Victoria Jenkins has lived in the same home in the Marbella area for 22 years and her 13-year-old son was born in the resort (SWNS)

Former mayor Mr Nozal testified in court in 2016 over the forced sale of a couple whose home worth €368,000 (£320,900) was sold for just €110,000 (£95,920) over a €20,000 (£17,440) debt.

The same year, the Andalusian regional parliament launched a probe into Mijas town hall's process of auctioning off properties embargoed over tax debts during the period from 2010 to 2015. That investigation is still ongoing.

Some cases involved homes that were allegedly seized over minor debts and sold off quickly at majorly discounted prices.
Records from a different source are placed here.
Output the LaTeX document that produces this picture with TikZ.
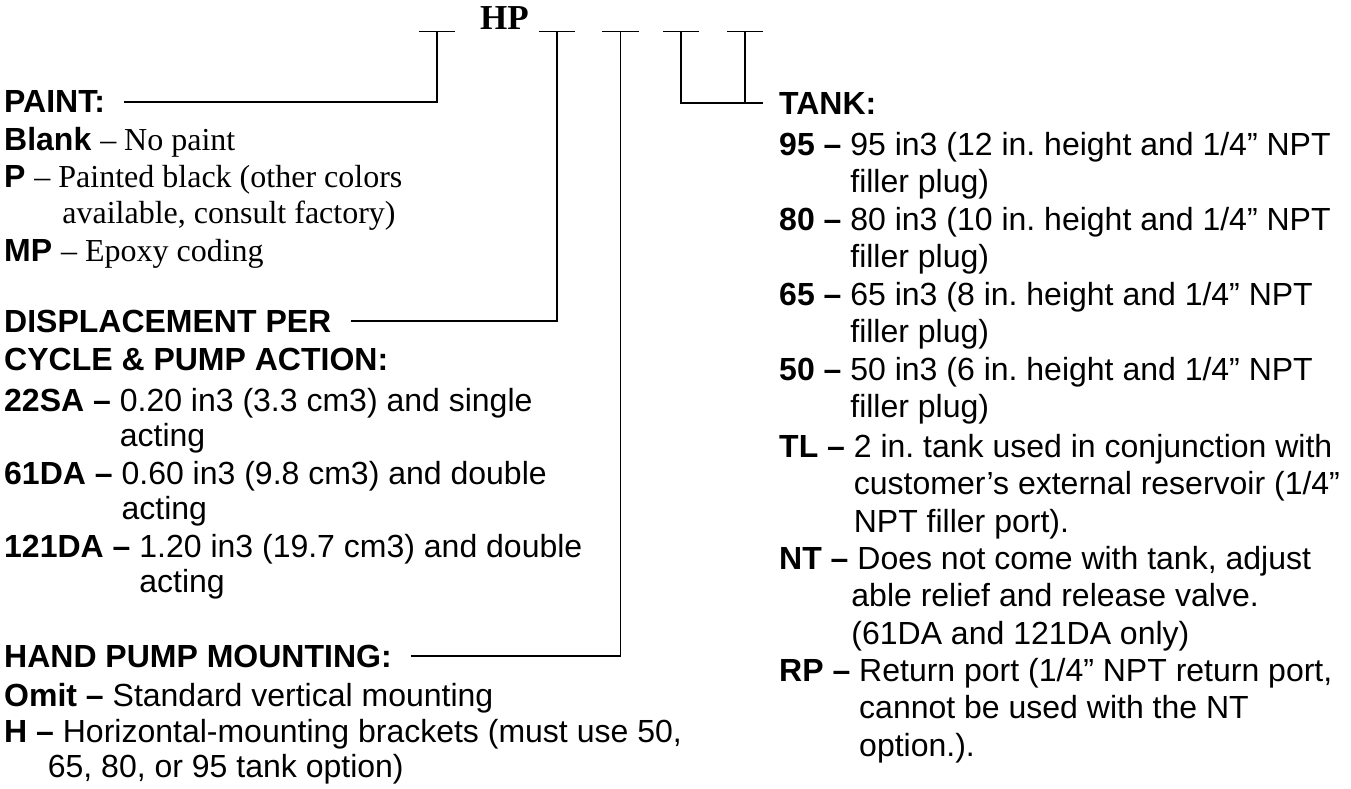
\documentclass[tikz,border=0pt]{standalone}
\usepackage{fontspec}
\setmainfont{Liberation Serif}
\setsansfont{Liberation Sans}
\usepackage{tikz}
\frenchspacing

\begin{document}
\begin{tikzpicture}[x=1pt, y=-1pt,
  head/.style={anchor=base west, inner sep=0pt, font=\sffamily\bfseries\fontsize{32}{37.5}\selectfont},
  item/.style={anchor=base west, inner sep=0pt, font=\sffamily\fontsize{32}{37.5}\selectfont},
  slot/.style={inner sep=0pt, minimum width=36pt, minimum height=0pt},
  rule/.style={line width=1.6pt},
  lead/.style={rule, shorten <=19pt}]
\useasboundingbox (0,0) rectangle (1351,789);

% part number
\node[font=\rmfamily\bfseries\fontsize{35}{40}\selectfont, anchor=base] (hp) at (504.5,30) {HP};
\foreach \n/\x in {s1/437, s2/557, s3/620.5, s4/681, s5/745} {
  \node[slot] (\n) at (\x,31.7) {};
  \draw[rule] (\n.west) -- (\n.east);
}

% left column
\node[head] (paint) at (4,113) {PAINT:};
\node[item] (blank) at (4,150) {\textbf{Blank} {\rmfamily – No paint}};
\node[item] (pblack) at (4,187) {\textbf{P} {\rmfamily – \begin{tabular}[t]{@{}l@{}}Painted black (other colors\\[-1.5pt]\hspace*{4pt}available, consult factory)\end{tabular}}};
\node[item] (mp) at (4,261) {\textbf{MP} {\rmfamily – Epoxy coding}};

\node[head] (disp) at (4,332) {DISPLACEMENT PER};
\node[head] (cycle) at (4,370) {CYCLE \& PUMP ACTION:};
\node[item] (sa22) at (4,411) {\textbf{22SA –} \begin{tabular}[t]{@{}l@{}}0.20 in3 (3.3 cm3) and single\\[-2pt]acting\end{tabular}};
\node[item] (da61) at (4,484) {\textbf{61DA –} \begin{tabular}[t]{@{}l@{}}0.60 in3 (9.8 cm3) and double\\[-2pt]acting\end{tabular}};
\node[item] (da121) at (4,557) {\textbf{121DA –} \begin{tabular}[t]{@{}l@{}}1.20 in3 (19.7 cm3) and double\\[-2pt]acting\end{tabular}};

\node[head] (mount) at (4,667) {HAND PUMP MOUNTING:};
\node[item] (omit) at (4,706) {\textbf{Omit –} Standard vertical mounting};
\node[item] (horiz) at (4,742) {\textbf{H –} \begin{tabular}[t]{@{}l@{}}Horizontal-mounting brackets (must use 50,\\[-2.5pt]\hspace*{-15pt}65, 80, or 95 tank option)\end{tabular}};

% right column
\node[head] (tank) at (779,114) {TANK:};
\node[item] (t95) at (779,155) {\textbf{95 –} \begin{tabular}[t]{@{}l@{}}95 in3 (12 in. height and 1/4” NPT\\filler plug)\end{tabular}};
\node[item] (t80) at (779,230) {\textbf{80 –} \begin{tabular}[t]{@{}l@{}}80 in3 (10 in. height and 1/4” NPT\\filler plug)\end{tabular}};
\node[item] (t65) at (779,305) {\textbf{65 –} \begin{tabular}[t]{@{}l@{}}65 in3 (8 in. height and 1/4” NPT\\filler plug)\end{tabular}};
\node[item] (t50) at (779,380) {\textbf{50 –} \begin{tabular}[t]{@{}l@{}}50 in3 (6 in. height and 1/4” NPT\\filler plug)\end{tabular}};
\node[item] (tl) at (779,457) {\textbf{TL –} \begin{tabular}[t]{@{}l@{}}2 in. tank used in conjunction with\\customer’s external reservoir (1/4”\\NPT filler port).\end{tabular}};
\node[item] (nt) at (779,569) {\textbf{NT –} \begin{tabular}[t]{@{}l@{}}Does not come with tank, adjust\\\hspace*{-6pt}able relief and release valve.\\\hspace*{-6pt}(61DA and 121DA only)\end{tabular}};
\node[item] (rp) at (779,681) {\textbf{RP –} \begin{tabular}[t]{@{}l@{}}Return port (1/4” NPT return port,\\cannot be used with the NT\\option.).\end{tabular}};

% leader lines
\draw[lead] (paint.east) -| (s1.south);
\draw[lead] (disp.east) -| (s2.south);
\draw[lead] (mount.east) -| (s3.south);
\draw[rule, shorten >=16pt] (s4.south) |- (tank.west);
\draw[rule] (s5.south) -- (s5 |- tank.west);
\end{tikzpicture}
\end{document}
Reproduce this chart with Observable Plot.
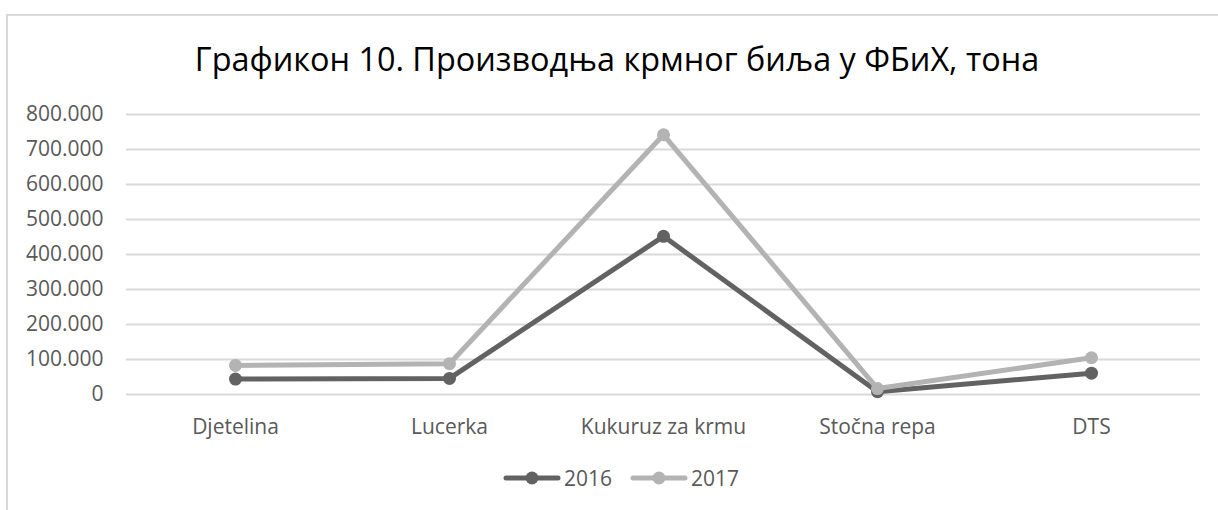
<!DOCTYPE html>
<html>
<head>
<meta charset="utf-8">
<script src="https://cdn.jsdelivr.net/npm/d3@7"></script>
<script src="https://cdn.jsdelivr.net/npm/@observablehq/plot@0.6"></script>
<style>
  html, body { margin: 0; padding: 0; background: #fff; }
  body { width: 1218px; height: 510px; position: relative; overflow: hidden; font-family: "Open Sans", "Noto Sans", sans-serif; }
  #frame { position: absolute; left: 6px; top: 14px; width: 1240px; height: 520px; border-top: 2px solid #d9d9d9; border-left: 2px solid #d9d9d9; box-sizing: border-box; }
  #title { position: absolute; left: 0; width: 1234px; top: 38px; text-align: center; font-size: 32.4px; color: #000; line-height: 40px; white-space: nowrap; }
  #chart { position: absolute; left: 0; top: 0; }
  #legend { position: absolute; top: 464px; left: 0; width: 1242px; display: flex; justify-content: center; gap: 18px; font-size: 21px; color: #595959; }
  .item { display: flex; align-items: center; gap: 3px; }
</style>
</head>
<body>
<div id="frame"></div>
<div id="title">Графикон 10. Производња крмног биља у ФБиХ, тона</div>
<div id="chart"></div>
<div id="legend"></div>
<script>
const categories = ["Djetelina", "Lucerka", "Kukuruz za krmu", "Stočna repa", "DTS"];
const seriesNames = ["2016", "2017"];
const values2016 = [44000, 46000, 452000, 8000, 61000];
const values2017 = [83000, 88000, 742000, 17000, 105000];
const yTicks = [0, 100000, 200000, 300000, 400000, 500000, 600000, 700000, 800000];
const colors = ["#626262", "#b3b3b3"];

const data = [];
[values2016, values2017].forEach((vals, s) => {
  categories.forEach((c, i) => data.push({category: c, series: seriesNames[s], value: vals[i]}));
});

const fmt = v => v === 0 ? "0" : d3.format(",")(v).replace(/,/g, ".");

const plot = Plot.plot({
  width: 1218,
  height: 440,
  marginLeft: 126,
  marginRight: 18,
  marginTop: 114,
  marginBottom: 46,
  style: {fontFamily: "'Open Sans', 'Noto Sans', sans-serif", fontSize: "21px", color: "#595959", background: "transparent", overflow: "visible"},
  x: {type: "point", domain: categories, padding: 0.5, label: null},
  y: {domain: [0, 800000], label: null},
  color: {domain: seriesNames, range: colors},
  marks: [
    Plot.ruleY(yTicks, {stroke: "#d9d9d9", strokeWidth: 2}),
    Plot.axisY({ticks: yTicks, tickFormat: fmt, tickSize: 0, tickPadding: 23, label: null, fill: "#595959"}),
    Plot.axisX({tickSize: 0, tickPadding: 25, label: null, fill: "#595959"}),
    Plot.line(data, {x: "category", y: "value", z: "series", stroke: "series", strokeWidth: 5, strokeLinejoin: "round", strokeLinecap: "round"}),
    Plot.dot(data, {x: "category", y: "value", fill: "series", r: 6.5})
  ]
});
document.getElementById("chart").appendChild(plot);

const legend = document.getElementById("legend");
seriesNames.forEach((name, i) => {
  const item = document.createElement("div");
  item.className = "item";
  item.innerHTML = `<svg width="58" height="20"><line x1="3" y1="10" x2="55" y2="10" stroke="${colors[i]}" stroke-width="5" stroke-linecap="round"/><circle cx="29" cy="10" r="6.5" fill="${colors[i]}"/></svg><span>${name}</span>`;
  legend.appendChild(item);
});
</script>
</body>
</html>
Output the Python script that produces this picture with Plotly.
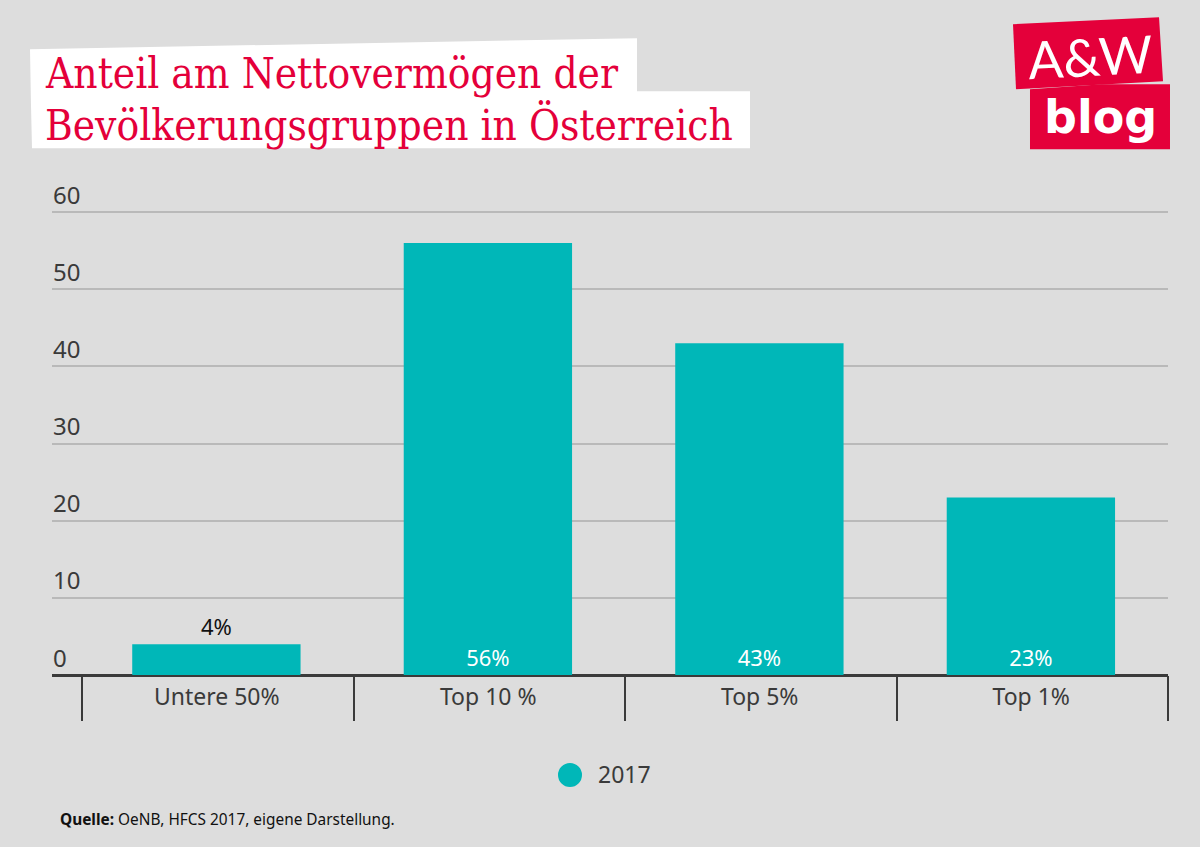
#!/usr/bin/env python3
"""Anteil am Nettovermögen nach Bevölkerungsgruppen, A&W-blog-style bar chart."""
import plotly.graph_objects as go

categories = ["Untere 50%", "Top 10 %", "Top 5%", "Top 1%"]
values_2017 = [4, 56, 43, 23]
y_ticks = [0, 10, 20, 30, 40, 50, 60]
series_name = "2017"

BG = "#DDDDDD"
TEAL = "#00B7B8"
RED = "#E4003A"
DARK = "#3a3a3a"
SANS = "Noto Sans"
SLAB = "DejaVu Serif Condensed"

W, H = 1200, 847
# y axis runs past 60 so the label above the top gridline is not dropped
Y_MAX = 70
LEFT, RIGHT, BOTTOM = 52, 1168, 675
TOP = BOTTOM - Y_MAX * 463 / 60


def px(x, y):
    return (x - LEFT) / (RIGHT - LEFT), (BOTTOM - y) / (BOTTOM - TOP)


def poly(points, color):
    coords = [px(*p) for p in points]
    path = "M " + " L ".join(f"{a:.5f},{b:.5f}" for a, b in coords) + " Z"
    return dict(type="path", xref="paper", yref="paper", path=path,
                fillcolor=color, line_width=0, layer="below")


def label(x, y, text, size, color, family=SANS, anchor="left", angle=0):
    a, b = px(x, y)
    return dict(xref="paper", yref="paper", x=a, y=b, text=text, showarrow=False,
                xanchor=anchor, yanchor="middle", textangle=angle,
                font=dict(size=size, color=color, family=family))


fig = go.Figure(go.Bar(
    x=categories,
    y=values_2017,
    name=series_name,
    width=0.62,
    offset=-0.315,
    marker=dict(color=TEAL, line_width=0),
    texttemplate="%{y}%",
    textposition=["outside", "inside", "inside", "inside"],
    insidetextanchor="start",
    textangle=0,
    constraintext="none",
    textfont=dict(family=SANS, size=22, color=["#111111", "white", "white", "white"]),
    cliponaxis=False,
    showlegend=False,
))

cx, cy = px(570, 775)
rx, ry = 12 / (RIGHT - LEFT), 12 / (BOTTOM - TOP)

fig.update_layout(
    width=W,
    height=H,
    margin=dict(l=LEFT, r=W - RIGHT, t=TOP, b=H - BOTTOM, pad=0),
    paper_bgcolor=BG,
    plot_bgcolor=BG,
    showlegend=False,
    font=dict(family=SANS, color="#333333"),
    xaxis=dict(
        type="category",
        range=[-0.6105, 3.5],
        tickson="boundaries",
        ticks="outside",
        ticklen=45,
        tickwidth=1.5,
        tickcolor=DARK,
        tickfont=dict(size=23, color=DARK),
        showline=False,
        showgrid=False,
        zeroline=False,
        ticklabelstandoff=6,
        ticklabelshift=-1,
    ),
    yaxis=dict(
        range=[0, Y_MAX],
        tickvals=y_ticks,
        ticklabelposition="inside top",
        ticks="",
        tickfont=dict(size=24, color=DARK),
        gridcolor="#B9B9B9",
        gridwidth=1.5,
        zeroline=True,
        zerolinecolor=DARK,
        zerolinewidth=3,
        showline=False,
        ticklabelstandoff=-2,
    ),
    shapes=[
        poly([(30, 49), (637, 38), (637, 91), (750, 91), (750, 148), (32, 148), (31, 105)], "white"),
        poly([(1013, 24), (1159, 17), (1163, 81), (1016, 89)], RED),
        poly([(1030, 89), (1102, 84), (1170, 84), (1170, 149), (1030, 149)], RED),
        dict(type="circle", xref="paper", yref="paper", x0=cx - rx, x1=cx + rx,
             y0=cy - ry, y1=cy + ry, fillcolor=TEAL, line_width=0),
        # plotly leaves out the first boundary tick when the range starts before it
        dict(type="line", xref="x", yref="paper", x0=-0.5, x1=-0.5,
             y0=0, y1=-45 / (BOTTOM - TOP), line=dict(color=DARK, width=1.5)),
    ],
    annotations=[
        label(43, 73, "Anteil am Nettovermögen der", 42, RED, SLAB),
        label(43, 125, "Bevölkerungsgruppen in Österreich", 42, RED, SLAB),
        label(1090, 56, "A&amp;W", 52, "white", "Lato", "center", -3),
        label(1100, 117, "<b>blog</b>", 46, "white", "DejaVu Sans", "center"),
        label(596, 774, series_name, 23, DARK),
        label(58, 820, "<b>Quelle:</b> OeNB, HFCS 2017, eigene Darstellung.", 15.4, "#111111"),
    ],
)

fig.write_html("out.html", config=dict(displayModeBar=False),
               post_script="document.body.style.margin='0';")
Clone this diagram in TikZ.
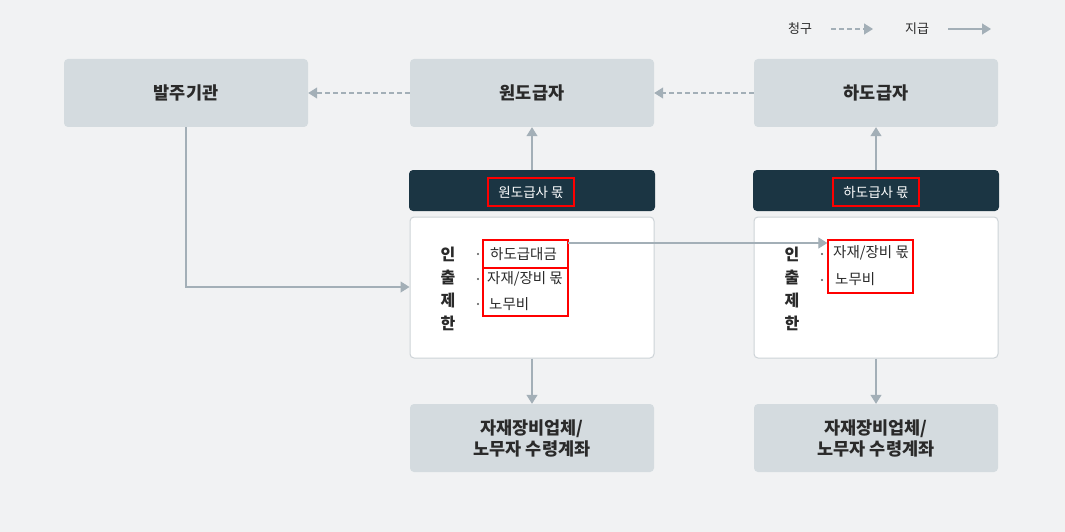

Locals have dubbed it the 'Official Scam' as it is allegedly being carried out by the authorities.

Local media reported that in 2015 a British couple's €250,000 (£218,000) home was sold for €80,000 (£69,760) without their knowledge, also over a €4,000 tax debt.

These cases led to the former mayor, the ex-head of the treasury and a tax collector at the town hall potentially facing criminal investigations.

When asked why these auctions were being carried out despite the former mayor being investigated, a spokeswoman for Mijas Town Hall said she believed the last sales were "carried out between 2012 and 2016", but did not know the exact date.

She claimed the auctions were not being carried out in 'secret' and were "in accordance with the legal guidelines".

The spokeswoman added that information about the auctions is published and is publicly accessible, but could not say where and how this information is available.